Thinking about swapping your current mortgage for a better deal? You’re not alone. Many UK homeowners chase lower rates, lower monthly payments, or extra cash from equity. But a rushed move can bite you later. This guide breaks down what remortgaging actually means, when it makes sense, and how to avoid common pitfalls.
Remortgaging is simply taking out a new mortgage to replace the one you already have. You keep the same property, but the loan terms change – usually the interest rate, the length of the loan, or the amount you borrow.
Imagine you have a 30‑year fixed mortgage at 4.5% and rates have dropped to 3.2%. By remortgaging, you could lock in the lower rate, save a few hundred pounds each month, and maybe even shorten the repayment term. Some people also use remortgaging to pull out equity for home improvements or debt consolidation.
Here’s a quick example: Jane has a £150,000 mortgage at 4.5% with 20 years left. She switches to a 3.2% deal and keeps the £150,000 balance. Her monthly payment falls from £938 to £837 – a £101 saving every month, or about £1,212 a year.
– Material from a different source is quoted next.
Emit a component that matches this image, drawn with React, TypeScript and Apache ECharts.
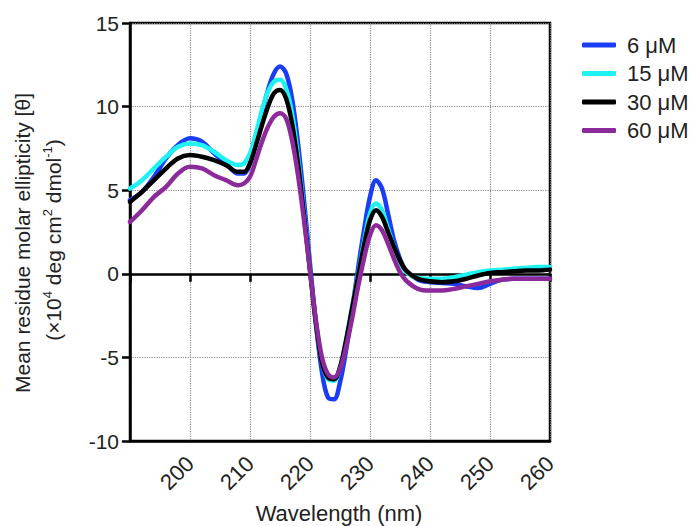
import React, { useEffect, useRef } from 'react';
import * as echarts from 'echarts';

const wavelengths = [
  190, 192, 194, 196, 198, 200, 202, 204, 206, 208,
  209, 210, 211, 212, 213, 214, 215, 216, 217, 218,
  219, 220, 221, 222, 223, 224, 225, 226, 227, 228,
  229, 230, 231, 232, 233, 234, 235, 236, 238, 240,
  242, 244, 246, 248, 250, 252, 254, 256, 258, 260,
];

const uM6 = [
  4.4, 4.9, 5.8, 6.9, 7.7, 8.1, 7.9, 7.2, 6.6, 6.0,
  6.0, 6.6, 8.0, 9.6, 11.0, 12.0, 12.4, 12.0, 10.5, 7.8,
  4.4, 0.6, -3.0, -5.9, -7.4, -7.5, -6.5, -4.6, -2.2, 0.3,
  2.6, 4.6, 5.6, 5.1, 3.6, 2.0, 0.9, 0.2, -0.35, -0.5,
  -0.55, -0.6, -0.75, -0.85, -0.6, -0.35, -0.3, -0.3, -0.3, -0.3,
];

const uM15 = [
  5.1, 5.6, 6.3, 7.0, 7.6, 7.8, 7.7, 7.3, 6.8, 6.5,
  6.6, 7.2, 8.4, 9.8, 10.9, 11.5, 11.6, 11.1, 9.6, 7.0,
  3.7, 0.3, -3.0, -5.3, -6.3, -6.4, -5.6, -4.0, -2.0, -0.1,
  1.9, 3.6, 4.2, 3.8, 2.7, 1.6, 0.7, 0.1, -0.25, -0.3,
  -0.3, -0.2, -0.05, 0.1, 0.2, 0.25, 0.3, 0.35, 0.4, 0.4,
];

const uM30 = [
  4.3, 4.9, 5.6, 6.3, 6.9, 7.1, 7.0, 6.8, 6.5, 6.1,
  6.1, 6.6, 7.7, 8.9, 10.0, 10.8, 11.0, 10.5, 9.0, 6.6,
  3.5, 0.2, -3.0, -5.3, -6.2, -6.3, -5.6, -4.0, -2.1, -0.2,
  1.7, 3.2, 3.8, 3.4, 2.5, 1.6, 0.8, 0.2, -0.3, -0.45,
  -0.5, -0.45, -0.3, -0.1, 0.05, 0.1, 0.15, 0.2, 0.2, 0.25,
];

const uM60 = [
  3.1, 3.8, 4.6, 5.2, 6.0, 6.4, 6.3, 5.9, 5.6, 5.3,
  5.4, 5.8, 6.8, 7.9, 8.8, 9.4, 9.6, 9.3, 8.0, 5.9,
  3.2, 0.2, -2.8, -5.0, -6.0, -6.2, -5.7, -4.4, -2.7, -0.8,
  0.9, 2.3, 2.9, 2.6, 1.8, 0.9, 0.1, -0.4, -0.9, -1.0,
  -1.0, -0.9, -0.75, -0.6, -0.45, -0.35, -0.3, -0.3, -0.3, -0.3,
];

const seriesNames = ['6 μM', '15 μM', '30 μM', '60 μM'];
const seriesValues = [uM6, uM15, uM30, uM60];
const seriesColors = ['#1a3cf5', '#1ef2f2', '#000000', '#8c2a9c'];

const FONT = '"Liberation Sans", Arial, Helvetica, sans-serif';

export default function App() {
  const ref = useRef<HTMLDivElement>(null);

  useEffect(() => {
    document.body.style.margin = '0';
    if (!ref.current) return;
    const chart = echarts.init(ref.current, undefined, { renderer: 'svg' });

    const series = seriesNames.map((name, i) => ({
      name,
      type: 'line',
      xAxisIndex: 0,
      yAxisIndex: 0,
      data: wavelengths.map((w, j) => [w, seriesValues[i][j]]),
      showSymbol: false,
      symbol: 'none',
      smooth: 0.35,
      lineStyle: { color: seriesColors[i], width: 4.5, cap: 'round', join: 'round' },
      itemStyle: { color: seriesColors[i] },
      z: 3 + i,
    }));

    chart.setOption({
      animation: false,
      textStyle: { fontFamily: FONT },
      grid: {
        left: 130,
        right: 143,
        top: 23,
        bottom: 85,
        show: true,
        borderColor: '#000',
        borderWidth: 2.5,
        backgroundColor: 'transparent',
      },
      legend: {
        orient: 'vertical',
        left: 577,
        top: 29,
        icon: 'roundRect',
        itemWidth: 34,
        itemHeight: 5,
        itemGap: 6.5,
        textStyle: { fontSize: 22, color: '#222', fontFamily: FONT, padding: [0, 0, 0, 6] },
        data: seriesNames,
      },
      xAxis: [
        {
          type: 'value',
          min: 190,
          max: 260,
          interval: 10,
          position: 'bottom',
          axisLine: { show: true, onZero: false, lineStyle: { color: '#000', width: 2.5 } },
          axisTick: { show: false },
          axisLabel: {
            rotate: 45,
            fontSize: 22,
            color: '#222',
            fontFamily: FONT,
            margin: 19,
            showMinLabel: false,
            formatter: (v: number) => (v === 190 ? '' : String(v)),
          },
          splitLine: { show: true, lineStyle: { color: '#8a8a8a', type: 'dotted', width: 1.2 } },
        },
        {
          type: 'value',
          min: 190,
          max: 260,
          interval: 10,
          position: 'bottom',
          axisLine: { show: true, onZero: true, lineStyle: { color: '#000', width: 2.5 } },
          axisTick: { show: true, length: 8, lineStyle: { color: '#000', width: 2.5 } },
          axisLabel: { show: false },
          splitLine: { show: false },
        },
      ],
      yAxis: {
        type: 'value',
        min: -10,
        max: 15,
        interval: 5,
        axisLine: { show: true, onZero: false, lineStyle: { color: '#000', width: 2.5 } },
        axisTick: { show: true, length: 8, lineStyle: { color: '#000', width: 2.5 } },
        axisLabel: { fontSize: 21, color: '#222', fontFamily: FONT, margin: 11 },
        splitLine: { show: true, lineStyle: { color: '#8a8a8a', type: 'dotted', width: 1.2 } },
      },
      graphic: [
        {
          type: 'text',
          x: 22,
          y: 243,
          rotation: Math.PI / 2,
          style: {
            text: 'Mean residue molar ellipticity [θ]',
            font: `21px ${FONT}`,
            fill: '#222',
            textAlign: 'center',
            textVerticalAlign: 'middle',
          },
        },
        {
          type: 'text',
          x: 53,
          y: 240,
          rotation: Math.PI / 2,
          style: {
            text: '{n|(×10}{s|4}{n| deg cm}{s|2}{n| dmol}{s|-1}{n|)}',
            fill: '#222',
            textAlign: 'center',
            textVerticalAlign: 'middle',
            rich: {
              n: { fontSize: 21, fontFamily: FONT, fill: '#222' },
              s: { fontSize: 13, fontFamily: FONT, fill: '#222', padding: [0, 0, 12, 0] },
            },
          },
        },
        {
          type: 'text',
          x: 339,
          y: 513,
          style: {
            text: 'Wavelength (nm)',
            font: `22px ${FONT}`,
            fill: '#222',
            textAlign: 'center',
            textVerticalAlign: 'middle',
          },
        },
      ],
      series,
    });

    return () => chart.dispose();
  }, []);

  return <div ref={ref} style={{ width: 693, height: 526 }} />;
}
Lower rates sound great, but there are hidden costs. Early repayment charges (ERCs) can eat up part of the savings if your current deal is still early in its term. Valuation fees, legal costs, and stamp duty (if you borrow more) also add up.
Your credit score plays a huge role. Lenders look at your credit history, debt‑to‑income ratio, and recent credit enquiries. A score above 750 usually gets the best rates; dip below 650 and you might see higher rates or be turned down. Before you apply, check your score, clear any obvious errors, and pay down high‑interest credit cards.Another risk is over‑borrowing. Pulling out too much equity can increase your monthly payment and stretch your budget. Ask yourself if the extra cash will truly add value or just fund a lifestyle upgrade you can’t sustain.
Finally, market timing matters. Mortgage rates can swing quickly, especially after budget announcements or Bank of England policy changes. If rates are expected to drop further, it might be worth waiting a few months.
Overall, a successful remortgage starts with clear goals: lower monthly cost, shorter term, or cash out for a purpose. Run the numbers, include all fees, and compare at least three offers. Use online calculators to see the real impact on your budget.
If you’re ready to start, gather your recent payslips, bank statements, and the latest mortgage statement. A solid document pack speeds up the process and shows lenders you’re organized.
Remember, remortgaging isn’t a one‑size‑fits‑all solution. It can save you money, but only if you understand the costs, your credit standing, and your long‑term financial plan. Take the time to crunch the figures, talk to a trusted advisor, and you’ll walk away with a deal that truly works for you.